In another embodiment, a method may include providing steam turbine 10 including at least one stage L4-L0, and adding extraction outlets by sealingly mounting end plate 102 downstream of the selected stage. End plate 102 includes an extraction pipe 104 passing through the end plate for extracting steam from the selected stage. In this fashion, a condensing steam turbine can be converted to an extraction type steam turbine 200 (FIG. 3).
The terms “first,” “second,” and the like, herein do not denote any order, quantity, or importance, but rather are used to distinguish one element from another, and the terms “a” and “an” herein do not denote a limitation of quantity, but rather denote the presence of at least one of the referenced item. The modifier “about” used in connection with a quantity is inclusive of the stated value and has the meaning dictated by the context, (e.g., includes the degree of error associated with measurement of the particular quantity). The suffix “(s)” as used herein is intended to include both the singular and the plural of the term that it modifies, thereby including one or more of that term (e.g., the metal(s) includes one or more metals). Ranges disclosed herein are inclusive and independently combinable (e.g., ranges of “up to about 25 wt %, or, more specifically, about 5 wt % to about 20 wt %”, is inclusive of the endpoints and all intermediate values of the ranges of “about 5 wt % to about 25 wt %,” etc).
While various embodiments are described herein, it will be appreciated from the specification that various combinations of elements, variations or improvements therein may be made by those skilled in the art, and are within the scope of the invention. In addition, many modifications may be made to adapt a particular situation or material to the teachings of the invention without departing from essential scope thereof. Therefore, it is intended that the invention not be limited to the particular embodiment disclosed as the best mode contemplated for carrying out this invention, but that the invention will include all embodiments falling within the scope of the appended claims.

Claims

1. An apparatus comprising:

an end plate mounted downstream of a selected stage of a steam turbine, the end plate sealing the selected stage from the atmosphere; and

an extraction pipe passing through the end plate for extracting steam from the selected stage.

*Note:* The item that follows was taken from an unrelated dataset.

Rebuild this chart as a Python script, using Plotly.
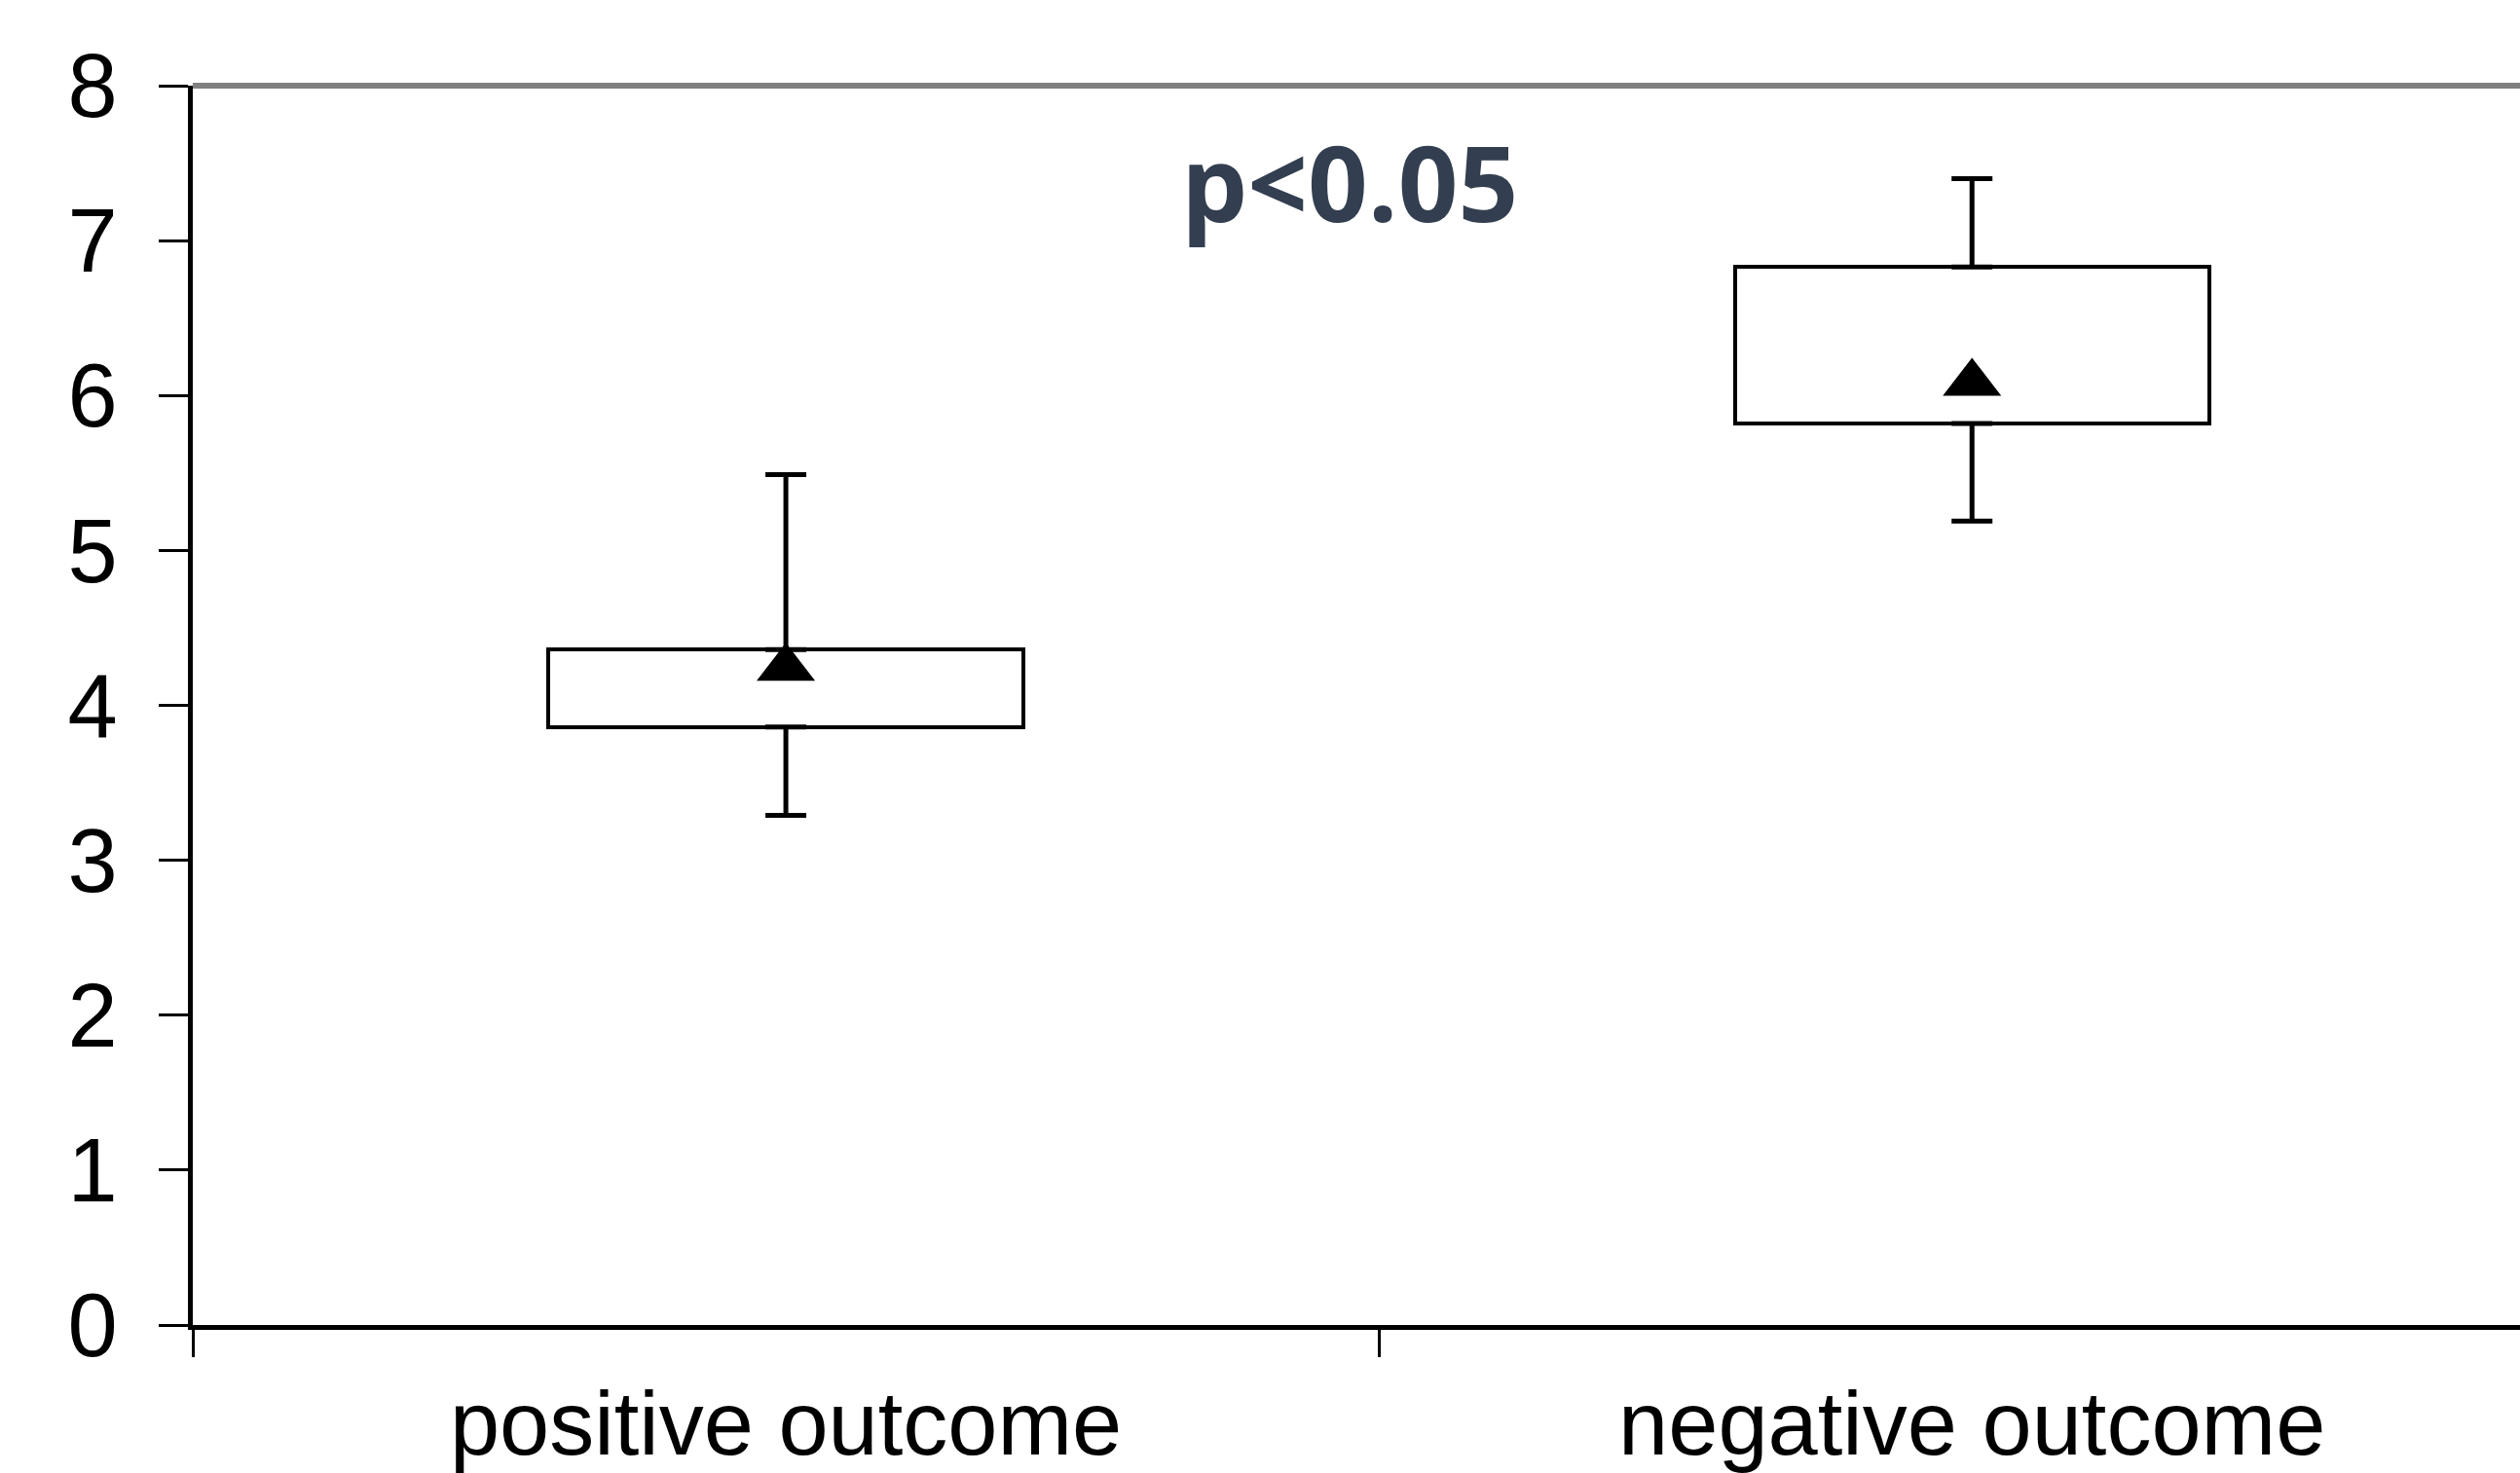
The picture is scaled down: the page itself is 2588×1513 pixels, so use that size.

2. The apparatus of claim 1, wherein the extraction pipe includes a plurality of extraction pipes.

3. The apparatus of claim 1, wherein the end plate is mounted in a groove in a casing of the steam turbine.

4. The apparatus of claim 1, wherein the extraction pipe extends through a casing downstream and different than a casing in which the selected stage is mounted.

5. The apparatus of claim 1, wherein the end plate includes a pair of mating parts.

6. The apparatus of claim 5, wherein the pair of mating parts each include a substantially semi-circular plate having a mounting bracket for coupling to one another.

7. The apparatus of claim 1, wherein the end plate includes a rotating shaft opening allowing a rotating shaft of the steam turbine to sealingly pass through the end plate.

8. The apparatus of claim 7, wherein the end plate further includes a rotating shaft collar including a pair of steam packing seal openings allowing sealing of the rotating shaft collar with the rotating shaft.

9. The apparatus of claim 1, further comprising a flexible seal sealing a periphery of the end plate and a casing of the steam turbine.

10. The apparatus of claim 9, wherein the flexible seal includes a U-shaped member having a first leg thereof coupled to the casing and a second leg thereof coupled to the end plate.

11. A steam turbine comprising:

a plurality of stages, each stage including a plurality of rotating blades coupled to a rotating shaft;

an end plate mounted downstream of a selected stage, the end plate sealing the selected stage from the atmosphere and including a rotating shaft opening allowing the rotating shaft to sealingly pass through the end plate; and

12. The steam turbine of claim 11, wherein the extraction pipe includes a plurality of extraction pipes.

13. The steam turbine of claim 11, wherein the end plate is mounted in a groove in a casing of the steam turbine.

14. The steam turbine of claim 11, wherein the extraction pipe extends through a casing downstream and different than a casing in which the selected stage is mounted.

15. The steam turbine of claim 11, wherein the end plate includes a pair of mating parts.

16. The steam turbine of claim 15, wherein the pair of mating parts each include a substantially semi-circular plate having a mounting bracket for coupling to one another.

17. The steam turbine of claim 11, wherein the end plate further includes a rotating shaft collar including a pair of steam packing seal openings allowing sealing of the rotating shaft collar with the rotating shaft.

18. The steam turbine of claim 11, further comprising a flexible seal sealing a periphery of the end plate and a casing of the steam turbine.

19. The steam turbine of claim 18, wherein the flexible seal includes a U-shaped member having a first leg thereof coupled to the casing and a second leg thereof coupled to the end plate.

20. A method comprising:

providing a steam turbine including at least one stage; and

adding extraction outlets to the steam turbine by sealingly mounting an end plate downstream of a selected stage of the steam turbine, the end plate including an extraction pipe passing through the end plate for extracting steam from the selected stage.